── Supplied entries ──

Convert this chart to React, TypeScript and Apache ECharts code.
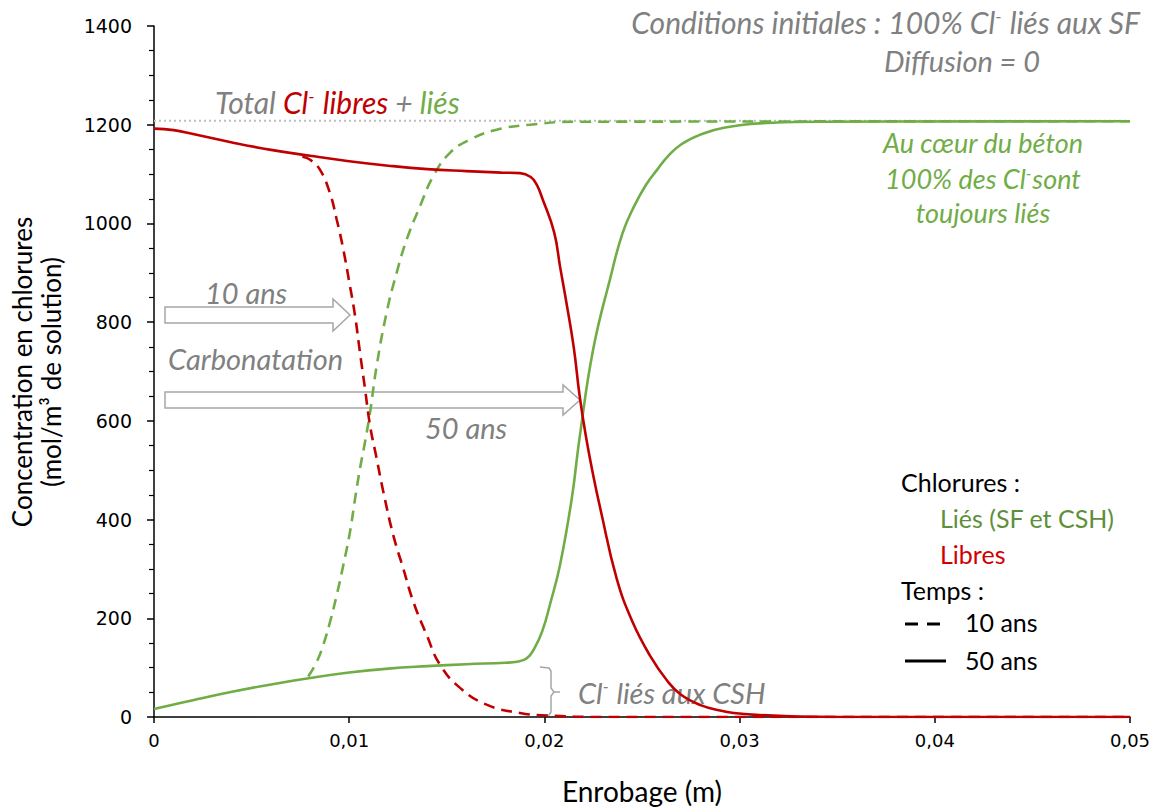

───
── Supplied entries ──

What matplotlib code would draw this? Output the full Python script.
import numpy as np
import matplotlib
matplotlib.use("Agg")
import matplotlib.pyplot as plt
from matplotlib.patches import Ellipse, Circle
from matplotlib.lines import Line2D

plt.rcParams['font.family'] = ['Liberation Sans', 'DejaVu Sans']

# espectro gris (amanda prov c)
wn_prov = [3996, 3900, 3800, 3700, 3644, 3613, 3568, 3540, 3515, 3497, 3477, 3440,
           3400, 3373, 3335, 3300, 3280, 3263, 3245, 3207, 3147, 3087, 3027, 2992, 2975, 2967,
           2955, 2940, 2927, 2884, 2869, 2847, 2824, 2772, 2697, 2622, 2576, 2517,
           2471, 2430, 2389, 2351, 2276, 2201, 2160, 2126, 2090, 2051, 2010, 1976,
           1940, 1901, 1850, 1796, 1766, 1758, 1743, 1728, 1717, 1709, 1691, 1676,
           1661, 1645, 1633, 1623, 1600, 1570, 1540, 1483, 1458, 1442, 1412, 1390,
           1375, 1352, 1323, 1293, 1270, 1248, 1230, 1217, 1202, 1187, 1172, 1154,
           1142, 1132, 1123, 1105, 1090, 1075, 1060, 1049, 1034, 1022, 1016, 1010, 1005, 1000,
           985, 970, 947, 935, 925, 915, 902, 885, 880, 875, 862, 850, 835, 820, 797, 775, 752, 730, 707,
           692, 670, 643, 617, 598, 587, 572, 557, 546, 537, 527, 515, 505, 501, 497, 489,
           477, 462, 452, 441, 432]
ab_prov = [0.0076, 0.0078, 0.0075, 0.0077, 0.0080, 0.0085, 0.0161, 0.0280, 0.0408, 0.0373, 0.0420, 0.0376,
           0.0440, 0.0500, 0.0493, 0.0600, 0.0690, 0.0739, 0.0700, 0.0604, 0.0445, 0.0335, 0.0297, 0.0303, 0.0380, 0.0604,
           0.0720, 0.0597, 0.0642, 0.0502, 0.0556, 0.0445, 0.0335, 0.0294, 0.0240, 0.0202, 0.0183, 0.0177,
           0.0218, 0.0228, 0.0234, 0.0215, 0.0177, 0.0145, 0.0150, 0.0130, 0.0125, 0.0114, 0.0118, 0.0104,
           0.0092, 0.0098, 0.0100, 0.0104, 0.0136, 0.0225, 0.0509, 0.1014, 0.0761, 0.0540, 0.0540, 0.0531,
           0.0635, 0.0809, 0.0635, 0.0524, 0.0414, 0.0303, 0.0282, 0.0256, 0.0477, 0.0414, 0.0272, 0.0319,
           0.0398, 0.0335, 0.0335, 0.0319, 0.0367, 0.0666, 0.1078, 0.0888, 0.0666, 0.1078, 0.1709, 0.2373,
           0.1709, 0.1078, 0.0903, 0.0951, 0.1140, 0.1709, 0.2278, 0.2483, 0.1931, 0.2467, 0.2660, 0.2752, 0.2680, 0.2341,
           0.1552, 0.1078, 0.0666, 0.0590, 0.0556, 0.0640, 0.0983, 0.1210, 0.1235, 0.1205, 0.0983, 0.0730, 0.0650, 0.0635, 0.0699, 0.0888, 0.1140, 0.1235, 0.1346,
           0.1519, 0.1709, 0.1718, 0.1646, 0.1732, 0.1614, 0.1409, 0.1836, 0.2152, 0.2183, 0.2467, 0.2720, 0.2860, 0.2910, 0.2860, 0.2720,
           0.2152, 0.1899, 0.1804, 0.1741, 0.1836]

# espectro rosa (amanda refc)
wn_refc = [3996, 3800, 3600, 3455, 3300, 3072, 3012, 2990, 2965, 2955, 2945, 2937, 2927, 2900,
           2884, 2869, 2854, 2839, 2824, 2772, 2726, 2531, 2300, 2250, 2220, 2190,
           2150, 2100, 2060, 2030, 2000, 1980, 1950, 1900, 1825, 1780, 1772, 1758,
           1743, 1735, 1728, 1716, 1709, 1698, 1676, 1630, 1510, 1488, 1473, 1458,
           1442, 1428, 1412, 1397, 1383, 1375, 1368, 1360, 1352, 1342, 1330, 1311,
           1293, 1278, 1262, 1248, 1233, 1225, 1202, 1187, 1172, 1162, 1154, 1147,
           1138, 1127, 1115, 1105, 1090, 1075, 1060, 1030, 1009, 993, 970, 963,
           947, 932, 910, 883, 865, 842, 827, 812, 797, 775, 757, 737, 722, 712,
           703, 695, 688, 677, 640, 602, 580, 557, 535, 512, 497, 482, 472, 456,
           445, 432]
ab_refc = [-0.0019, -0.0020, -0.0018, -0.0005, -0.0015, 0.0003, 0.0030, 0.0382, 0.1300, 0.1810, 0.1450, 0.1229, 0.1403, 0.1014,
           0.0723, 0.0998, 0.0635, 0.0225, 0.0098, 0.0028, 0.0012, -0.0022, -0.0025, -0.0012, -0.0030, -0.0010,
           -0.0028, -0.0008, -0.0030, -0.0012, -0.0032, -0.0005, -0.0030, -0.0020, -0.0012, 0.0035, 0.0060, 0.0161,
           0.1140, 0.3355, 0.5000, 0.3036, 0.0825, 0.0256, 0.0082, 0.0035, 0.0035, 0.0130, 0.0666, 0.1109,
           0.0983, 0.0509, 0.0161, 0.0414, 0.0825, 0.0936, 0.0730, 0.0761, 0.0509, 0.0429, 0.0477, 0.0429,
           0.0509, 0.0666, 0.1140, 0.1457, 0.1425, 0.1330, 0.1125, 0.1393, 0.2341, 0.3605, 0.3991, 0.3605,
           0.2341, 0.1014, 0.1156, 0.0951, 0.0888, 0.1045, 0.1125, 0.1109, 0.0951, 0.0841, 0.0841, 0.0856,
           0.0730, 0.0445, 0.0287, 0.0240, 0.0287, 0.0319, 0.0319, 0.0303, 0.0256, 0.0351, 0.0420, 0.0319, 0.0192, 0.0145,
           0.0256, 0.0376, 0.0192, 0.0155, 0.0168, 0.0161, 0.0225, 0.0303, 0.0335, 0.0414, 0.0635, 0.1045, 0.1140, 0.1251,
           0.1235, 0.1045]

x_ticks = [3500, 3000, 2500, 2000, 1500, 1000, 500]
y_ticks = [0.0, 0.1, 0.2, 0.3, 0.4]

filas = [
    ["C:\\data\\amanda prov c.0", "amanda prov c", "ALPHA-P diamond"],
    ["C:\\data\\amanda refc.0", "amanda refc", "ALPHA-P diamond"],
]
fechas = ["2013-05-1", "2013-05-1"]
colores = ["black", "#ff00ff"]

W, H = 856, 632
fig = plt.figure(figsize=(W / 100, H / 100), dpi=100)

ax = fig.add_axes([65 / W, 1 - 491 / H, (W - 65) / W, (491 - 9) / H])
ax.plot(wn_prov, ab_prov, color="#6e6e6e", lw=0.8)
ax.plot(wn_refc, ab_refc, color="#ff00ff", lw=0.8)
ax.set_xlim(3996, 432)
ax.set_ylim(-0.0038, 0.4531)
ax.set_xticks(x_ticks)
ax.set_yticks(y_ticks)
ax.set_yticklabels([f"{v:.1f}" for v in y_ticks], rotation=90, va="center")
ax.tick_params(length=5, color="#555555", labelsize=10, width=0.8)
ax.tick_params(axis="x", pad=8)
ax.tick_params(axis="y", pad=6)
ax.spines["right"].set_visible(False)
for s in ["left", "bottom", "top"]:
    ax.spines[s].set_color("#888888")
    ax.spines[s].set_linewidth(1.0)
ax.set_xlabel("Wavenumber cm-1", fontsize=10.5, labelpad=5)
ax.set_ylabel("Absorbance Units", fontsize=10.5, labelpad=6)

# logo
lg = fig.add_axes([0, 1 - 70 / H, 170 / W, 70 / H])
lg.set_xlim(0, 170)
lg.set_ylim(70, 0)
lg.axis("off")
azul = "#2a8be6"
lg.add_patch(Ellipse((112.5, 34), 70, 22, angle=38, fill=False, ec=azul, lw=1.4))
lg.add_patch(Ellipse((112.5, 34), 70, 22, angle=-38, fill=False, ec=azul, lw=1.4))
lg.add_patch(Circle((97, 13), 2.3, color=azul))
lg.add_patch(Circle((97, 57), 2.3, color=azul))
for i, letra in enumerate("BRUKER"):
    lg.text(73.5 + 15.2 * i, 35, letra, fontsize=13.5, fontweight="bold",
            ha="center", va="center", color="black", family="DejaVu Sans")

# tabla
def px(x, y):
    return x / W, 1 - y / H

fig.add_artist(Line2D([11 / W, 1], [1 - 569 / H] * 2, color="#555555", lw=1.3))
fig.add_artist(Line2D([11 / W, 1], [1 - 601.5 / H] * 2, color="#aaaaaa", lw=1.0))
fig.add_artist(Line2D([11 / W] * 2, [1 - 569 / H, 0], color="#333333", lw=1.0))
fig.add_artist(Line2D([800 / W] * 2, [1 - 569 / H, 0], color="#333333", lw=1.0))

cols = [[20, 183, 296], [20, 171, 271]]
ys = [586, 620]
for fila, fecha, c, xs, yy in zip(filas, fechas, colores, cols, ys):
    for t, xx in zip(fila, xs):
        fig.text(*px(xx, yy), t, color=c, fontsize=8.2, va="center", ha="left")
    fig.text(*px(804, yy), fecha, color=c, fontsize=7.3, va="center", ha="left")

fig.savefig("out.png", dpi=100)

───
── Supplied entries ──

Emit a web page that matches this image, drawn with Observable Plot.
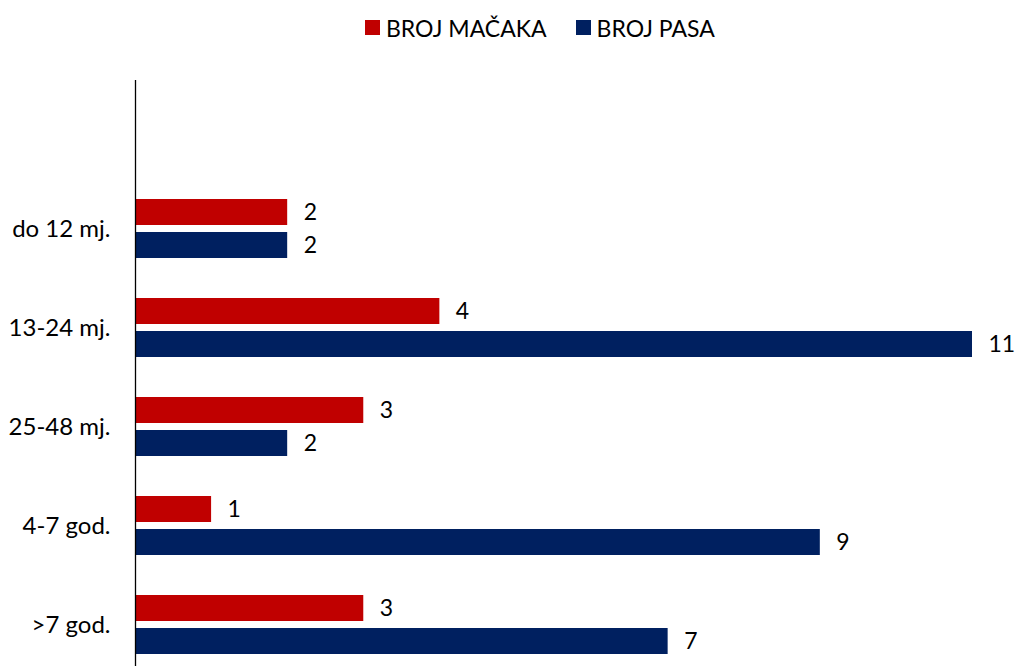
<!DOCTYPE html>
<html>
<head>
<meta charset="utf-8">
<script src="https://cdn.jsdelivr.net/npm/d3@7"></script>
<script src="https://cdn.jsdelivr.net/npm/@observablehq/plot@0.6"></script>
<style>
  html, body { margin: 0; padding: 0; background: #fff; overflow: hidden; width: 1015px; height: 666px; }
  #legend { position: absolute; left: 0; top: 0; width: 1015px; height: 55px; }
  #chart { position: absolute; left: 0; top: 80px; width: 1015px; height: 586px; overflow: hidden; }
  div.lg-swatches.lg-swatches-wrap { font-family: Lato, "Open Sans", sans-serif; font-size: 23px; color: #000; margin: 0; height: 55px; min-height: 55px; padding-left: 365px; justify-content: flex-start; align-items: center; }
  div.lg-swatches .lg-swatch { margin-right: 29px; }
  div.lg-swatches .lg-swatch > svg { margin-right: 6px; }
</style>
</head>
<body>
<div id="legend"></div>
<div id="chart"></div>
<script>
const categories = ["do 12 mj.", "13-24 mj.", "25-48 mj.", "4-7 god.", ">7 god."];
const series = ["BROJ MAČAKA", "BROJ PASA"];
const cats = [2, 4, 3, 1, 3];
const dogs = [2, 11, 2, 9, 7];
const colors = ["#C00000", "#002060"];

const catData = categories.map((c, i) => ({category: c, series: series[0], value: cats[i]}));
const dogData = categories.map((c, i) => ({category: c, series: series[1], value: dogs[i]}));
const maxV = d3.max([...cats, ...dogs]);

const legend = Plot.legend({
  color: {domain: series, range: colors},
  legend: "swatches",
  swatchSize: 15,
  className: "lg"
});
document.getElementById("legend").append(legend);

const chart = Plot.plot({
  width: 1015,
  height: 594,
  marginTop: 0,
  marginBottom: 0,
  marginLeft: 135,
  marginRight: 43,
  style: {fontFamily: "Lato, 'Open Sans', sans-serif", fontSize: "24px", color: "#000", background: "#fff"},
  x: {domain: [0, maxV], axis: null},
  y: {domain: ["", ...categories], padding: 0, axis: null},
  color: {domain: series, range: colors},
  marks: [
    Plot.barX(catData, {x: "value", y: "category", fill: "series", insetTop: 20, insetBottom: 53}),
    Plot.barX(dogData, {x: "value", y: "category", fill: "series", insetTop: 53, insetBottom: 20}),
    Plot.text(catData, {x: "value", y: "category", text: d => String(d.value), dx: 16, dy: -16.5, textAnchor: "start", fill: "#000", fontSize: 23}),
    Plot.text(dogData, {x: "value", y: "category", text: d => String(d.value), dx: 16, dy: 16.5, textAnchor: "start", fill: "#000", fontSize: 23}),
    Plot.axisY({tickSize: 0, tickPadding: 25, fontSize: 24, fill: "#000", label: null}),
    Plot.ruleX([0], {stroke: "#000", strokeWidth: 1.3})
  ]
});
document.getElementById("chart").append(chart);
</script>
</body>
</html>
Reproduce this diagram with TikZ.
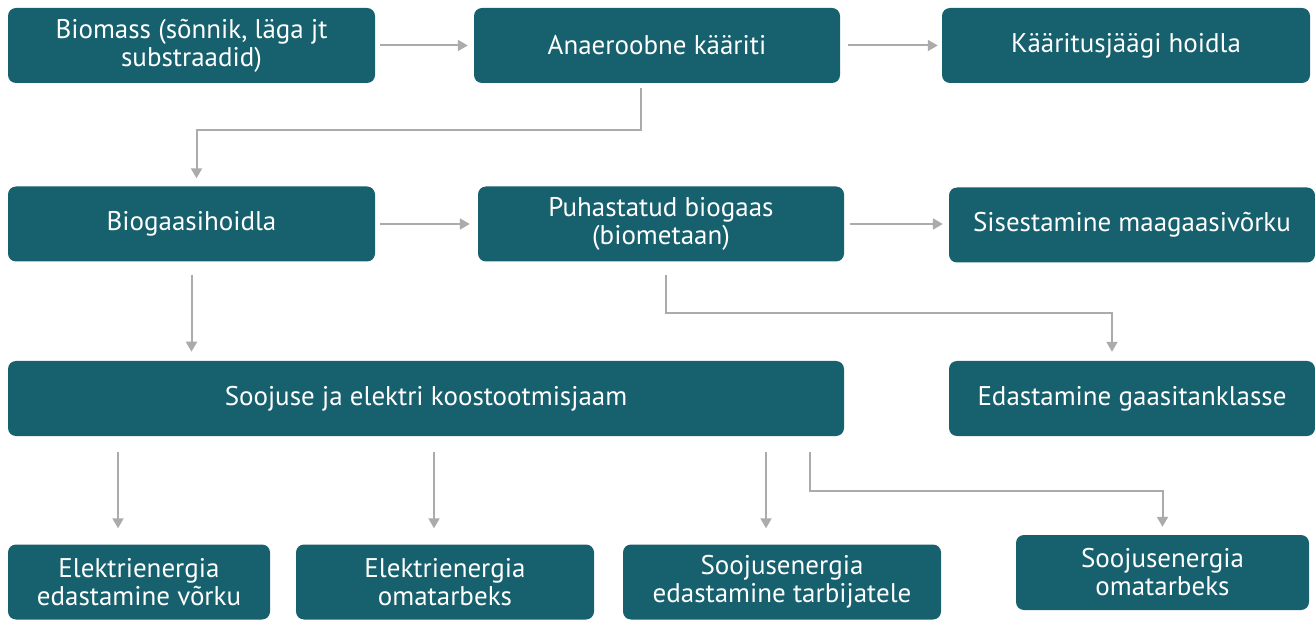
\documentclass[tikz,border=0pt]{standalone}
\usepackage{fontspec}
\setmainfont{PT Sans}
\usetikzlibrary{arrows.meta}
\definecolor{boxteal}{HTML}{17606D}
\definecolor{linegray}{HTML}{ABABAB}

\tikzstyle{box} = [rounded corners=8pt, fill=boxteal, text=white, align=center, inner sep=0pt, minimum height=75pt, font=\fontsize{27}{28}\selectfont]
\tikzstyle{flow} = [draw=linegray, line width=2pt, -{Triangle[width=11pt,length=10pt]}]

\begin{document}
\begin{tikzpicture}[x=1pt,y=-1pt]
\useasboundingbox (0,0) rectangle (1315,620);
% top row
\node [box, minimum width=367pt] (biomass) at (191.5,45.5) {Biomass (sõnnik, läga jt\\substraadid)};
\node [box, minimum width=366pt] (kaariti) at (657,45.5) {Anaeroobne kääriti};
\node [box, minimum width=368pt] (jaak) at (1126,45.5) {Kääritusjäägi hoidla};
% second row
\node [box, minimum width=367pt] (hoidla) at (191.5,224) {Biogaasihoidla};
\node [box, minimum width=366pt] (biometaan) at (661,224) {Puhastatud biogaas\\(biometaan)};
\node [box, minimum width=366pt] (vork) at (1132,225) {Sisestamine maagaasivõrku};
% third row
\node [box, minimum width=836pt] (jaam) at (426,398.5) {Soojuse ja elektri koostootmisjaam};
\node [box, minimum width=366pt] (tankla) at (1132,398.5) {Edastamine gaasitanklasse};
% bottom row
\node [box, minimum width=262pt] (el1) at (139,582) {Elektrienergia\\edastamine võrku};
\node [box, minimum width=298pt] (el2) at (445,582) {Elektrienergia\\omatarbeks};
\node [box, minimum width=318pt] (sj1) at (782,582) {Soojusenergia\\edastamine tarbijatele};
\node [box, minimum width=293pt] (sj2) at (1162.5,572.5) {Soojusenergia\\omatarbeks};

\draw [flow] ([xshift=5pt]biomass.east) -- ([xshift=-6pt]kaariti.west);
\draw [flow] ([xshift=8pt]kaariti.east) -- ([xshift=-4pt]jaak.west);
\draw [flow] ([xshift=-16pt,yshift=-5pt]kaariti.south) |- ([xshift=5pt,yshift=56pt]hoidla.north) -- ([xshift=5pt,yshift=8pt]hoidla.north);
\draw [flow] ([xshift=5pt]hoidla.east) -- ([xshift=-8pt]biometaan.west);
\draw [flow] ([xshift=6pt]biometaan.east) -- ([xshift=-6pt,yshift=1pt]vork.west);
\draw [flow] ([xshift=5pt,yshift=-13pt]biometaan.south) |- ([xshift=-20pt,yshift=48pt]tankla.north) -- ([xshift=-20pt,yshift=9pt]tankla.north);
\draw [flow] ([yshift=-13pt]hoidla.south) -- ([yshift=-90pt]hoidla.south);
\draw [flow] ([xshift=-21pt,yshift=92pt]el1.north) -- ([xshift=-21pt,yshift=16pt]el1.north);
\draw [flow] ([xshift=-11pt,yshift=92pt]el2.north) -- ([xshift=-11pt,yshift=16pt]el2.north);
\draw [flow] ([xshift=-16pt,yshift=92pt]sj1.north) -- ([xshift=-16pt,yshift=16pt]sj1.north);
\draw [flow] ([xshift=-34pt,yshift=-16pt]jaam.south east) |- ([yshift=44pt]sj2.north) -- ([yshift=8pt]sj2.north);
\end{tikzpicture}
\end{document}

───

**The problem:** Would you quote everything above from the line containing "What matplotlib code" down to the line containing "plt.rcParams['font.family'] = ['Liberation"? Include both of those lines and nothing else.

**The output:**
What matplotlib code would draw this? Output the full Python script.
import numpy as np
import matplotlib
matplotlib.use("Agg")
import matplotlib.pyplot as plt
from matplotlib.patches import Ellipse, Circle
from matplotlib.lines import Line2D

plt.rcParams['font.family'] = ['Liberation Sans', 'DejaVu Sans']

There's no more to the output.